→ Directive:
Everything from the first line to the line containing "import plotly.graph_objects as go" is to be repeated exactly; nothing past it.

• • • • • • •

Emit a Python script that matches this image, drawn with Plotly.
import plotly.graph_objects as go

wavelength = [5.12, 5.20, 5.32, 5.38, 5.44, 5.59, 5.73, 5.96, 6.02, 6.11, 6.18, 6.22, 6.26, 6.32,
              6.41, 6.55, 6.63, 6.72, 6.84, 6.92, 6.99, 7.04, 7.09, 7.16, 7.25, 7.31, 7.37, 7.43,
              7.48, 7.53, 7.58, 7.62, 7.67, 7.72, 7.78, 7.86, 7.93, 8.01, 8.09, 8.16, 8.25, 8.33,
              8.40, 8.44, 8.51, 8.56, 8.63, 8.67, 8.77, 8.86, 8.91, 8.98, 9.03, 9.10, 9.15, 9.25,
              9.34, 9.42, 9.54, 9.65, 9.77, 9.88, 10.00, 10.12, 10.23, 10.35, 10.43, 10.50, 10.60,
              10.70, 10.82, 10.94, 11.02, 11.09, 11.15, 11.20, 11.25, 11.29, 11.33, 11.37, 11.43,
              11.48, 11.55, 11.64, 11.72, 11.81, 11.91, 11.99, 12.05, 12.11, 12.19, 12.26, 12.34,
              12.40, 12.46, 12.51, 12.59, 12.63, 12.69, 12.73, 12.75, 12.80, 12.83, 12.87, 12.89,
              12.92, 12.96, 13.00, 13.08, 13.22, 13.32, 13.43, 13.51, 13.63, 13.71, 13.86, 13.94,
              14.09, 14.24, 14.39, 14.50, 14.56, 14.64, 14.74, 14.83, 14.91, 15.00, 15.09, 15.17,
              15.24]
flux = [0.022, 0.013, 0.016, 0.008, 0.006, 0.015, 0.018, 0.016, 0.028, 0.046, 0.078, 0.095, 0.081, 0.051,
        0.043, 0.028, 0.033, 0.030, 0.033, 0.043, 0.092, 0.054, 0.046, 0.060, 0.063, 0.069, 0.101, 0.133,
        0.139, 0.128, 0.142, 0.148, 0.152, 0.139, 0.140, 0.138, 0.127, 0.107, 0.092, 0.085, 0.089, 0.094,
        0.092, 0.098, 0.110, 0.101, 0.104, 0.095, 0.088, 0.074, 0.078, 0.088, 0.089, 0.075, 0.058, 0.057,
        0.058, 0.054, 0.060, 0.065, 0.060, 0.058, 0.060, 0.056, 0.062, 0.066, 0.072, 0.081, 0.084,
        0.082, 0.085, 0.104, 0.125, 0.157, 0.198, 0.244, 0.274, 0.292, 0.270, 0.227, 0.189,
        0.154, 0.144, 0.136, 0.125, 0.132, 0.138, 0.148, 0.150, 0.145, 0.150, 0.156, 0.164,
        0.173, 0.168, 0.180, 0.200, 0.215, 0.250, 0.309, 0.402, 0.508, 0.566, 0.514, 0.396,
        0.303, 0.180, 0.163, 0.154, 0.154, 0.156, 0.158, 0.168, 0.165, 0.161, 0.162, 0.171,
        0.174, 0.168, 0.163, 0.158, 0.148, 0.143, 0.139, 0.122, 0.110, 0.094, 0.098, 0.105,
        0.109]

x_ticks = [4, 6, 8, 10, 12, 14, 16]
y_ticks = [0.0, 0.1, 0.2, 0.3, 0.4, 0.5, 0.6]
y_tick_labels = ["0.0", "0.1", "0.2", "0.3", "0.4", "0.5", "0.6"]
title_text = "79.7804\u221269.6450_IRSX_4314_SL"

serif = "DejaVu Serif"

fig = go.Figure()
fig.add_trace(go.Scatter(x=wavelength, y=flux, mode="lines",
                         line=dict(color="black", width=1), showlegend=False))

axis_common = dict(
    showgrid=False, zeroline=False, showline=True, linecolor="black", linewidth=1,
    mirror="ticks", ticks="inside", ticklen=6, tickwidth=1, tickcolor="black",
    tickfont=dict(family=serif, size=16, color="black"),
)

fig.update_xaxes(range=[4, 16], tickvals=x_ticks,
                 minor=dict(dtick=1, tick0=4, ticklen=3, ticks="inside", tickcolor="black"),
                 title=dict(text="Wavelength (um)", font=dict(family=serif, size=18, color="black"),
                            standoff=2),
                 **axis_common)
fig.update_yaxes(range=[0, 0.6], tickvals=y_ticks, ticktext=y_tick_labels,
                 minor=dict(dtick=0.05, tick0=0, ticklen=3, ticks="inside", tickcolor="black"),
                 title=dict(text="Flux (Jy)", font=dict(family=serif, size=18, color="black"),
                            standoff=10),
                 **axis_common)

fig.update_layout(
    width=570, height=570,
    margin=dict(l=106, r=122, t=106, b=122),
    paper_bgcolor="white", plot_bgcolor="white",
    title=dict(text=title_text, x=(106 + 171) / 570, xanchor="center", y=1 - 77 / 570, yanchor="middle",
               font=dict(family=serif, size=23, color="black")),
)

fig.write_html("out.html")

• • • • • • •

→ Full answer:
Emit a Python script that matches this image, drawn with Plotly.
import plotly.graph_objects as go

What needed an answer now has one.